* [Exercise prompt]: From the first line of the data below through the line holding "return x / W, 1 - y / H", output each line exactly and leave the pictures out.
=====
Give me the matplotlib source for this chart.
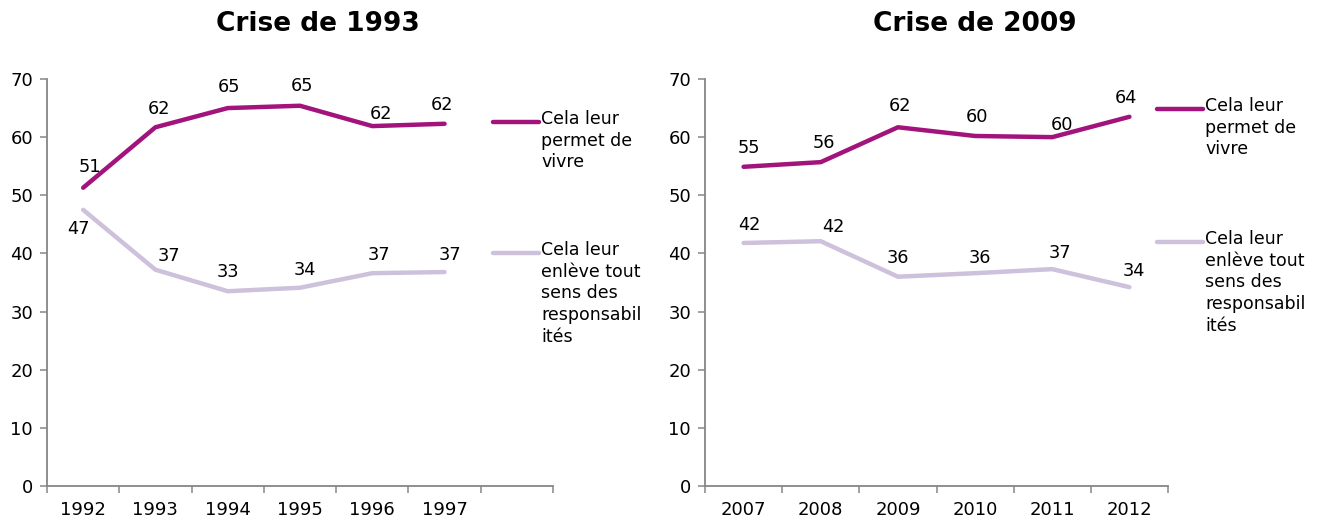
import numpy as np
import matplotlib
matplotlib.use("Agg")
import matplotlib.pyplot as plt
from matplotlib.lines import Line2D

# data
years_1993 = ["1992", "1993", "1994", "1995", "1996", "1997"]
vivre_1993 = [51.3, 61.7, 65.0, 65.4, 61.9, 62.3]
sens_1993 = [47.5, 37.2, 33.5, 34.1, 36.6, 36.8]
vivre_1993_lbl = ["51", "62", "65", "65", "62", "62"]
sens_1993_lbl = ["47", "37", "33", "34", "37", "37"]

years_2009 = ["2007", "2008", "2009", "2010", "2011", "2012"]
vivre_2009 = [54.9, 55.7, 61.7, 60.2, 60.0, 63.5]
sens_2009 = [41.8, 42.1, 36.0, 36.6, 37.3, 34.2]
vivre_2009_lbl = ["55", "56", "62", "60", "60", "64"]
sens_2009_lbl = ["42", "42", "36", "36", "37", "34"]

series_names = ["Cela leur\npermet de\nvivre",
                "Cela leur\nenlève tout\nsens des\nresponsabil\nités"]

PURPLE = "#A2137C"
LAVENDER = "#CDC1DC"
AXIS_GREY = "#868686"

# label offsets (pixels) for each data label
off_vivre_1993 = [(7, 21), (4, 18), (1, 21), (2, 20), (9, 12), (-3, 19)]
off_sens_1993 = [(-5, -19), (14, 14), (0, 19), (5, 18), (7, 18), (5, 17)]
off_vivre_2009 = [(5, 19), (3, 19), (2, 21), (2, 19), (10, 12), (-3, 19)]
off_sens_2009 = [(6, 18), (13, 14), (0, 19), (5, 15), (8, 16), (4, 16)]

W, H = 1323, 523
fig = plt.figure(figsize=(W / 100, H / 100), dpi=100)


def px(x, y):
    return x / W, 1 - y / H


def make_panel(rect, years, vivre, sens, lbl_v, lbl_s, off_v, off_s, nslots):
    ax = fig.add_axes(rect)
    x = np.arange(len(years))
    ax.plot(x, vivre, color=PURPLE, lw=3.2, solid_capstyle="round")
    ax.plot(x, sens, color=LAVENDER, lw=3.2, solid_capstyle="round")
    for xi, v, t, o in zip(x, vivre, lbl_v, off_v):
        ax.annotate(t, (xi, v), xytext=o, textcoords="offset pixels",
                    ha="center", va="center", fontsize=12.8)
    for xi, v, t, o in zip(x, sens, lbl_s, off_s):
        ax.annotate(t, (xi, v), xytext=o, textcoords="offset pixels",
                    ha="center", va="center", fontsize=12.8)
    ax.set_xlim(-0.5, nslots - 0.5)
    ax.set_ylim(0, 70)
    ax.set_yticks(range(0, 71, 10))
    ax.set_xticks(x)
    ax.set_xticklabels(years)
    ax.set_xticks(np.arange(-0.5, nslots, 1.0), minor=True)
    ax.tick_params(axis="x", which="major", length=0, pad=11, labelsize=13)
    ax.tick_params(axis="x", which="minor", length=5, width=1.1,
                   color=AXIS_GREY, direction="out")
    ax.tick_params(axis="y", length=5, width=1.1, color=AXIS_GREY,
                   direction="out", pad=5, labelsize=13)
    for s in ["top", "right"]:
        ax.spines[s].set_visible(False)
    for s in ["left", "bottom"]:
        ax.spines[s].set_color(AXIS_GREY)
        ax.spines[s].set_linewidth(1.3)
    return ax


y0 = 1 - 486 / H
h = (486 - 79) / H
make_panel([47 / W, y0, (553 - 47) / W, h], years_1993, vivre_1993, sens_1993,
           vivre_1993_lbl, sens_1993_lbl, off_vivre_1993, off_sens_1993, 7)
make_panel([705 / W, y0, (1168 - 705) / W, h], years_2009, vivre_2009, sens_2009,
           vivre_2009_lbl, sens_2009_lbl, off_vivre_2009, off_sens_2009, 6)

# titles
fig.text(*px(318, 24), "Crise de 1993", ha="center", va="center",
         fontsize=19, fontweight="bold")
fig.text(*px(975, 24), "Crise de 2009", ha="center", va="center",
         fontsize=19, fontweight="bold")


# legends drawn by hand (line aligned with first text line)
def legend_entry(x0, x1, y, color, label):
    fx0, fy = px(x0, y)
    fx1, _ = px(x1, y)
    fig.add_artist(Line2D([fx0, fx1], [fy, fy], color=color, lw=3.2,
                          solid_capstyle="round"))
    tx, ty = px(x1 + 2, y - 12)
    fig.text(tx, ty, label, ha="left", va="top", fontsize=12.5,
             linespacing=1.26)


legend_entry(493, 539, 122, PURPLE, series_names[0])
legend_entry(493, 539, 253, LAVENDER, series_names[1])
legend_entry(1157, 1203, 109, PURPLE, series_names[0])
legend_entry(1157, 1203, 242, LAVENDER, series_names[1])

fig.savefig("out.png", dpi=100)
=====
* [Problem solution]:
Give me the matplotlib source for this chart.
import numpy as np
import matplotlib
matplotlib.use("Agg")
import matplotlib.pyplot as plt
from matplotlib.lines import Line2D

# data
years_1993 = ["1992", "1993", "1994", "1995", "1996", "1997"]
vivre_1993 = [51.3, 61.7, 65.0, 65.4, 61.9, 62.3]
sens_1993 = [47.5, 37.2, 33.5, 34.1, 36.6, 36.8]
vivre_1993_lbl = ["51", "62", "65", "65", "62", "62"]
sens_1993_lbl = ["47", "37", "33", "34", "37", "37"]

years_2009 = ["2007", "2008", "2009", "2010", "2011", "2012"]
vivre_2009 = [54.9, 55.7, 61.7, 60.2, 60.0, 63.5]
sens_2009 = [41.8, 42.1, 36.0, 36.6, 37.3, 34.2]
vivre_2009_lbl = ["55", "56", "62", "60", "60", "64"]
sens_2009_lbl = ["42", "42", "36", "36", "37", "34"]

series_names = ["Cela leur\npermet de\nvivre",
                "Cela leur\nenlève tout\nsens des\nresponsabil\nités"]

PURPLE = "#A2137C"
LAVENDER = "#CDC1DC"
AXIS_GREY = "#868686"

# label offsets (pixels) for each data label
off_vivre_1993 = [(7, 21), (4, 18), (1, 21), (2, 20), (9, 12), (-3, 19)]
off_sens_1993 = [(-5, -19), (14, 14), (0, 19), (5, 18), (7, 18), (5, 17)]
off_vivre_2009 = [(5, 19), (3, 19), (2, 21), (2, 19), (10, 12), (-3, 19)]
off_sens_2009 = [(6, 18), (13, 14), (0, 19), (5, 15), (8, 16), (4, 16)]

W, H = 1323, 523
fig = plt.figure(figsize=(W / 100, H / 100), dpi=100)


def px(x, y):
    return x / W, 1 - y / H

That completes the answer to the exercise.